Но Пудов только входил во вкус и уходить домой не собирался.
— Эту мужик прирезал. За блядство. И правильно, на мой взгляд, и сделал.
— Красивая,— вздыхал Петруха.
— Красивая,— соглашался Пудов.— Они все красивые. А эту…
— Пойдем,— тянул его Петруха ежась.— Ну их, гад, к лешему. На што они мне сдались?
— Так. А этот за что? А! Этот, брат, смешно помер. Поженился только. Ну, поженился и поженился, а с бабой-то на следующий день и повздорил. Она ему: «Готовь себе сам и к моему не прикасайся». А он: «При-и-краснаа… Обойдемся как-нибудь и без ваших щчей». Вышла она только в магазин — а он ну ее щчи наворачивать, спешить, значит, пока не застукала. Подавился. Летательный исход.

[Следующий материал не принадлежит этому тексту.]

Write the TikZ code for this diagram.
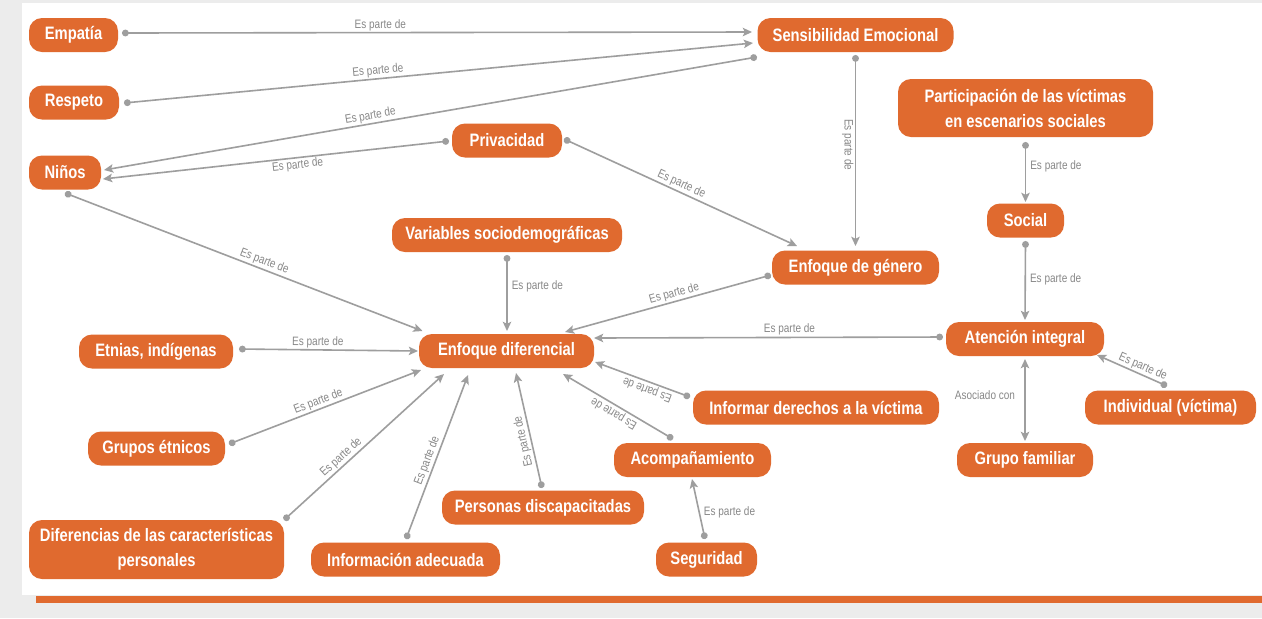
\documentclass[tikz,border=0pt]{standalone}
\usepackage{fontspec}
\IfFontExistsTF{Liberation Sans Narrow}
  {\setmainfont{Liberation Sans Narrow}}
  {\setmainfont{Liberation Sans}[FakeStretch=0.82]}
\usetikzlibrary{arrows.meta,calc}
\definecolor{boxorange}{HTML}{E06A2F}
\definecolor{linkgray}{HTML}{9E9E9E}
\definecolor{labelgray}{HTML}{888888}
\definecolor{pagegray}{HTML}{ECECEC}

\begin{document}
\begin{tikzpicture}[x=0.5pt,y=-0.5pt,
  concept/.style={fill=boxorange, text=white, rounded corners=6.5pt,
    font=\bfseries\fontsize{9}{12.5}\selectfont, minimum height=17pt,
    inner xsep=4pt, inner ysep=2pt, align=center},
  link/.style={draw=linkgray, line width=0.8pt,
    arrows={Circle[length=3.4pt]-Stealth[length=4.6pt,width=4.2pt,inset=1pt]}},
  both/.style={draw=linkgray, line width=0.8pt,
    arrows={Stealth[length=4.6pt,width=4.2pt,inset=1pt]-Stealth[length=4.6pt,width=4.2pt,inset=1pt]}},
  lbl/.style={text=labelgray, font=\fontsize{6.1}{7}\selectfont, inner sep=0.6pt},
  side/.style={inner xsep=2pt},
]
% page, panel and bottom rule
\fill[pagegray] (0,0) rectangle (1262,618);
\fill[white] (22,3) rectangle (1262,595);
\fill[boxorange] (36,596) rectangle (1262,603);
\useasboundingbox (0,0) rectangle (1262,618);

% concepts
\node[concept, minimum width=44.5pt] (emp) at (73.5,35) {Empatía};
\node[concept, minimum width=45pt] (res) at (74,102.5) {Respeto};
\node[concept, minimum width=36pt] (nin) at (65,172.5) {Niños};
\node[concept, minimum width=98pt] (sen) at (855.5,35) {Sensibilidad Emocional};
\node[concept, minimum width=55pt] (pri) at (507,140.5) {Privacidad};
\node[concept, minimum width=127.5pt, minimum height=29pt] (par) at (1025.5,108)
  {Participación de las víctimas\\en escenarios sociales};
\node[concept, minimum width=38.5pt] (soc) at (1025.5,220.5) {Social};
\node[concept, minimum width=115pt] (var) at (507,235) {Variables sociodemográficas};
\node[concept, minimum width=83.5pt] (gen) at (855.5,267.5) {Enfoque de género};
\node[concept, minimum width=87.5pt] (dif) at (506.5,351) {Enfoque diferencial};
\node[concept, minimum width=79pt] (ate) at (1025,339) {Atención integral};
\node[concept, minimum width=77pt] (etn) at (156,351.5) {Etnias, indígenas};
\node[concept, minimum width=123pt] (inf) at (816,407.5) {Informar derechos a la víctima};
\node[concept, minimum width=85.5pt] (ind) at (1170.5,407.5) {Individual (víctima)};
\node[concept, minimum width=68.5pt] (gru) at (156.5,448.5) {Grupos étnicos};
\node[concept, minimum width=78.5pt] (aco) at (692.5,460) {Acompañamiento};
\node[concept, minimum width=68pt] (fam) at (1025,460) {Grupo familiar};
\node[concept, minimum width=127.5pt, minimum height=29.5pt] (car) at (156.5,549.5)
  {Diferencias de las características\\personales};
\node[concept, minimum width=94.5pt] (ina) at (405.5,559.5) {Información adecuada};
\node[concept, minimum width=101pt] (per) at (543,507.5) {Personas discapacitadas};
\node[concept, minimum width=50.5pt] (seg) at (706.5,559.5) {Seguridad};

% relations
\draw[link] ($(emp.center)+(48.5,-2)$) -- node[lbl, above, pos=0.41] {Es parte de} ($(sen.center)+(-103.5,-3)$);
\draw[link] ($(res.center)+(50,0.5)$) -- node[lbl, sloped, above, pos=0.405] {Es parte de} ($(sen.center)+(-102.5,8)$);
\draw[link] ($(sen.center)+(-98.5,22)$) -- node[lbl, sloped, above, pos=0.59] {Es parte de} ($(nin.center)+(39,-2.5)$);
\draw[link] ($(pri.center)+(-58,0.5)$) -- node[lbl, sloped, below, pos=0.44] {Es parte de} ($(nin.center)+(38,6.5)$);
\draw[link] ($(nin.center)+(0,20.5)$) -- node[lbl, sloped, above, pos=0.55] {Es parte de} ($(dif.center)+(-84,-20)$);
\draw[link] ($(pri.center)+(57,-1.5)$) -- node[lbl, sloped, above, pos=0.49] {Es parte de} ($(gen.center)+(-58.5,-21.5)$);
\draw[link] ($(sen.center)+(0,20)$) -- node[lbl, side, rotate=-90, anchor=north, pos=0.47] {Es parte de} ($(gen.center)+(0,-21.5)$);
\draw[link] ($(par.center)+(0,34)$) -- node[lbl, side, right, pos=0.4] {Es parte de} ($(soc.center)+(0,-18.5)$);
\draw[link] ($(soc.center)+(0,20.5)$) -- node[lbl, side, right, pos=0.48] {Es parte de} ($(ate.center)+(0,-19)$);
\draw[link] ($(var.center)+(0,20)$) -- node[lbl, side, right, pos=0.41] {Es parte de} ($(dif.center)+(0.5,-20)$);
\draw[link] ($(gen.center)+(-84.5,7.5)$) -- node[lbl, sloped, above, pos=0.46] {Es parte de} ($(dif.center)+(58.5,-19)$);
\draw[link] ($(ate.center)+(-82,-2)$) -- node[lbl, above, pos=0.44] {Es parte de} ($(dif.center)+(87.5,-13)$);
\draw[link] ($(etn.center)+(83,-2.5)$) -- node[lbl, sloped, above, pos=0.44] {Es parte de} ($(dif.center)+(-88.5,0)$);
\draw[link] ($(gru.center)+(72.5,-4.5)$) -- node[lbl, sloped, above, pos=0.48] {Es parte de} ($(dif.center)+(-85.5,19)$);
\draw[link] ($(car.center)+(127.5,-29.5)$) -- node[lbl, sloped, above, pos=0.39] {Es parte de} ($(dif.center)+(-62.5,23)$);
\draw[link] ($(ina.center)+(0.5,-20.5)$) -- node[lbl, sloped, above, pos=0.46] {Es parte de} ($(dif.center)+(-38.5,24)$);
\draw[link] ($(per.center)+(-1,-19.5)$) -- node[lbl, sloped, allow upside down, above, pos=0.42] {Es parte de} ($(dif.center)+(9.5,22)$);
\draw[link] ($(inf.center)+(-126,-10.5)$) -- node[lbl, sloped, allow upside down, above, pos=0.42] {Es parte de} ($(dif.center)+(88.5,11)$);
\draw[link] ($(aco.center)+(-19.5,-21)$) -- node[lbl, sloped, allow upside down, above, pos=0.5] {Es parte de} ($(dif.center)+(56.5,23)$);
\draw[link] ($(seg.center)+(-1.5,-20.5)$) -- node[lbl, side, right, pos=0.45] {Es parte de} ($(aco.center)+(-0.5,19)$);
\draw[both] ($(ate.center)+(0,20)$) -- node[lbl, left, pos=0.44, xshift=-4pt] {Asociado con} ($(fam.center)+(0,-19)$);
\draw[link] ($(ind.center)+(-3.5,-21.5)$) -- node[lbl, sloped, above, pos=0.39] {Es parte de} ($(ate.center)+(72,16)$);
\end{tikzpicture}
\end{document}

— Да… Интересно… Ну, пошли?
— Да погоди ты, дай еще расскажу… А вот эти? Этих сразу всех четверых прихватило, под лодкой прятались, от грозы. Так насквозь молнией и пришило.
— Да шут с имя, а? — умолял Петруха.— Домой мне надо…
— Гроза, значит…— не обращал на него внимания Пудов.— Тут их молнией и накрыло. Двое братья были...
Петруха в этом месте плакал.
— Ты че-го? — удивился на него Пудов.
— Да че-его… Молодые ведь хлопцы были, как ты ду-у-маешь… Не мы с тобой! Жалко…
— Эк, жалко! Да вон их вокруг сколько, всех не обревешь.
— Не обреве-е-ошь… Бесчувственный ты, Леха, человек… Я тебя за это не уважаю…
— Чудак, тут привычка нужна. Все там будем… Вот эта вот лежит, к примеру,— мотри, какая красавица. Сама себя. Мать до сих пор тут слезьми умывается. Дак что теперь — и мне с нею?
— А што… Чувство надо иметь… Ты, Леха, не обижайся, но я тебе ска-жу-у…
— Эй-э! Думаешь, она тут есть?
— А хде ж она?
— Хде!..— передразнивал он Петруху.— Где! Это мать думает, что она тут. Ну и пускай себе думает, нам не мешает. А ее тута нет. Вырыли. Еще о прошлом годе вырыли. Обещались привезть назад, да, видно, забыли. Эксперимент делают.